------ EXCERPTED DATA ------

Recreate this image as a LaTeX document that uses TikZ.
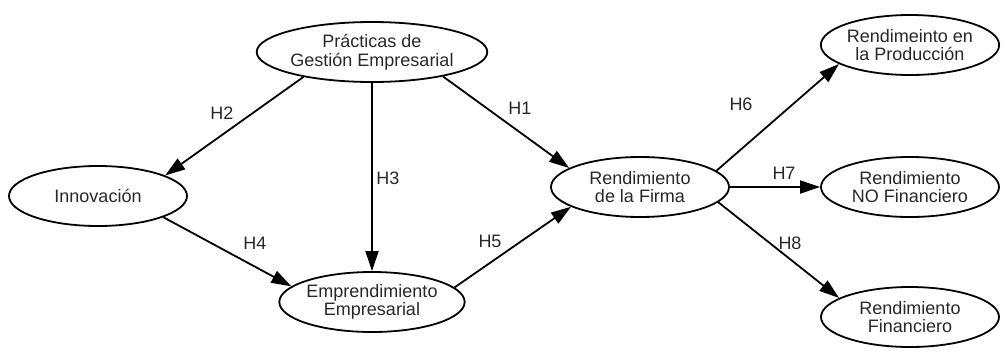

------
------ EXCERPTED DATA ------

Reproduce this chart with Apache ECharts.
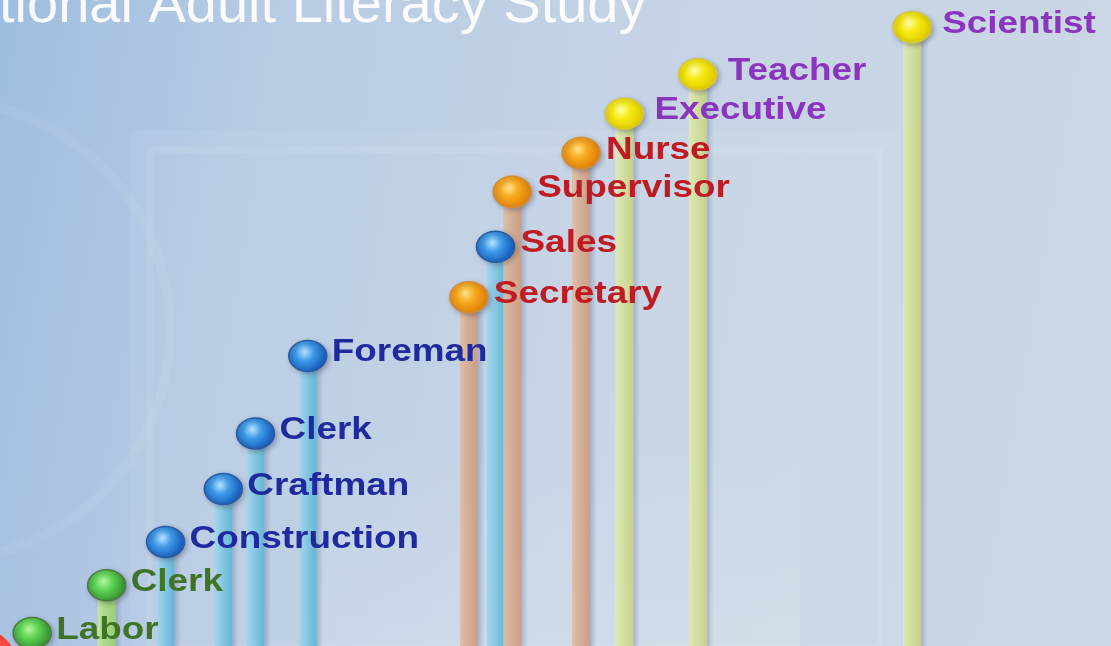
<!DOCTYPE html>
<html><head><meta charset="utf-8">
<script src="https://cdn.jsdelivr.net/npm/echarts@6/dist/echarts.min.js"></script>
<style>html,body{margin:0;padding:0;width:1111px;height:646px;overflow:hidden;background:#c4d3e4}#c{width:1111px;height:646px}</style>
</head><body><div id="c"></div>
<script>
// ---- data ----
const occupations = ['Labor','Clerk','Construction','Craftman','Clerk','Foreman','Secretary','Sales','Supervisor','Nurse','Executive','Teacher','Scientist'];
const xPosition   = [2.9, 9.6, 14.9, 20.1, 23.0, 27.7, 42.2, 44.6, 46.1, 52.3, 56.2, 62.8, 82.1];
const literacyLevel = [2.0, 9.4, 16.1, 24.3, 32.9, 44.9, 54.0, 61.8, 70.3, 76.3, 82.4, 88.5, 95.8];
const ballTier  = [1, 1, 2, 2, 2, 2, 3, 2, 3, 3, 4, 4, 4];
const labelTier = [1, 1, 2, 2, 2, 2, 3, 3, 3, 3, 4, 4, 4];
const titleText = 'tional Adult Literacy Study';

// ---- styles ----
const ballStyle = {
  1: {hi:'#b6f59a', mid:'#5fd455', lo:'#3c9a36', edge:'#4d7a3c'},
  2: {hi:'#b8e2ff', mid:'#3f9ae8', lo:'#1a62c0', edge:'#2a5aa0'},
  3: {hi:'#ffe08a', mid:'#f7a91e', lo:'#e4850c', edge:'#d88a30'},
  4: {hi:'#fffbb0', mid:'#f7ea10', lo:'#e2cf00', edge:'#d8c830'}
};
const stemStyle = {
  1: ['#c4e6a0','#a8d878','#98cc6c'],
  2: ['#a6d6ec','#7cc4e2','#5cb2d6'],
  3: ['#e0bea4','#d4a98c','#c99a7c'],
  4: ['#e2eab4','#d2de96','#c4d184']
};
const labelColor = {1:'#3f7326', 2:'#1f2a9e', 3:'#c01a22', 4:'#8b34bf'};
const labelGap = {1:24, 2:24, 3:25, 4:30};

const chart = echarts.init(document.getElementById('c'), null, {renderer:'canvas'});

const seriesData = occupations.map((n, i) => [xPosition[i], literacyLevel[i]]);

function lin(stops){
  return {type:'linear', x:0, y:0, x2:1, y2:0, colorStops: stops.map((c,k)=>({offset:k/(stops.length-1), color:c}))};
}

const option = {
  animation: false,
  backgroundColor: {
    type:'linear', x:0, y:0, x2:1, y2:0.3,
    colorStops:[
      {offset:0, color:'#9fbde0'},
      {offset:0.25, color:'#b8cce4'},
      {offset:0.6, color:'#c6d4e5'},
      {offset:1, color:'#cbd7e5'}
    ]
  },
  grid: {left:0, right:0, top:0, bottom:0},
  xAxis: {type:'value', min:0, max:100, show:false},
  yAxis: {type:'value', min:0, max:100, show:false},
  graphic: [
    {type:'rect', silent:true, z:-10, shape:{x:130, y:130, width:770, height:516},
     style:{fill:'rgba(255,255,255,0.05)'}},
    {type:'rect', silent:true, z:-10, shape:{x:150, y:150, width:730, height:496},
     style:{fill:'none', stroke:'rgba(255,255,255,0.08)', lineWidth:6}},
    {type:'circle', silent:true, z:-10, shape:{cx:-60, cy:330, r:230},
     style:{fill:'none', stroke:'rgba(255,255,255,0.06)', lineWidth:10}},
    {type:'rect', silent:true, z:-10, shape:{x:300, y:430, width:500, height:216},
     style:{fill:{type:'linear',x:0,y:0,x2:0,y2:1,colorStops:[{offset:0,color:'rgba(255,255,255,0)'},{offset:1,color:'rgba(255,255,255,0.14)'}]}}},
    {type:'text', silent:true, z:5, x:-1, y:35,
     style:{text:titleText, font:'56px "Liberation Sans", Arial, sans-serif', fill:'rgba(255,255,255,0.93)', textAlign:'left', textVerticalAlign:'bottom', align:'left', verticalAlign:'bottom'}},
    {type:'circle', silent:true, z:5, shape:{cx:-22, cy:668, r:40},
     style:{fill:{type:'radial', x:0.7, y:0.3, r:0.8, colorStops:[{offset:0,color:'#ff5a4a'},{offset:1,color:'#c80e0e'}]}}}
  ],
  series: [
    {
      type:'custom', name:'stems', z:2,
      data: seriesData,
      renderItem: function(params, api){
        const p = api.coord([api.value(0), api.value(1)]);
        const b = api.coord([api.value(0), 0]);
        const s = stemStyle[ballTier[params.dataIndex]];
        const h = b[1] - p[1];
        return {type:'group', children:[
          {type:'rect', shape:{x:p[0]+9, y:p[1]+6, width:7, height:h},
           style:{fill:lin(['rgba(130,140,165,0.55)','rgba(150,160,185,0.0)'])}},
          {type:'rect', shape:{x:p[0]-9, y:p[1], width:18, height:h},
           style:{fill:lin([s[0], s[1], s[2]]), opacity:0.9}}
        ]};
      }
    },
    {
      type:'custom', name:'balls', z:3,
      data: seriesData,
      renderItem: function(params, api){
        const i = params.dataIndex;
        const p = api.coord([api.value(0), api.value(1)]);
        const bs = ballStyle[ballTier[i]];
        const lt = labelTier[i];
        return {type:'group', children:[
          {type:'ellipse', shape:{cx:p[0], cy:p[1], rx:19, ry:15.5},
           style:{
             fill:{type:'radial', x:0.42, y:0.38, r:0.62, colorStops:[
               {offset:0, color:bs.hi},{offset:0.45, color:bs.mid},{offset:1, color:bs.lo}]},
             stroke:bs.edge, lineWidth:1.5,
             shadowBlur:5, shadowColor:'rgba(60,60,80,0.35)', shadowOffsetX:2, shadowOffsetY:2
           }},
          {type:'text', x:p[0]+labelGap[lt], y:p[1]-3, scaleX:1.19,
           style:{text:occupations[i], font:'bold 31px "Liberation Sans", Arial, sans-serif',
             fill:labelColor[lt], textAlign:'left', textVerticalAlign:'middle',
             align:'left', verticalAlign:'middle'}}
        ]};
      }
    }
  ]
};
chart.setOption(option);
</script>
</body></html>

------

> [OBJECTIVE]:
Locate the lines above that hold the word "document". Show every one of them.

> [FULL OUTPUT]:
Recreate this image as a LaTeX document that uses TikZ.
const chart = echarts.init(document.getElementById('c'), null, {renderer:'canvas'});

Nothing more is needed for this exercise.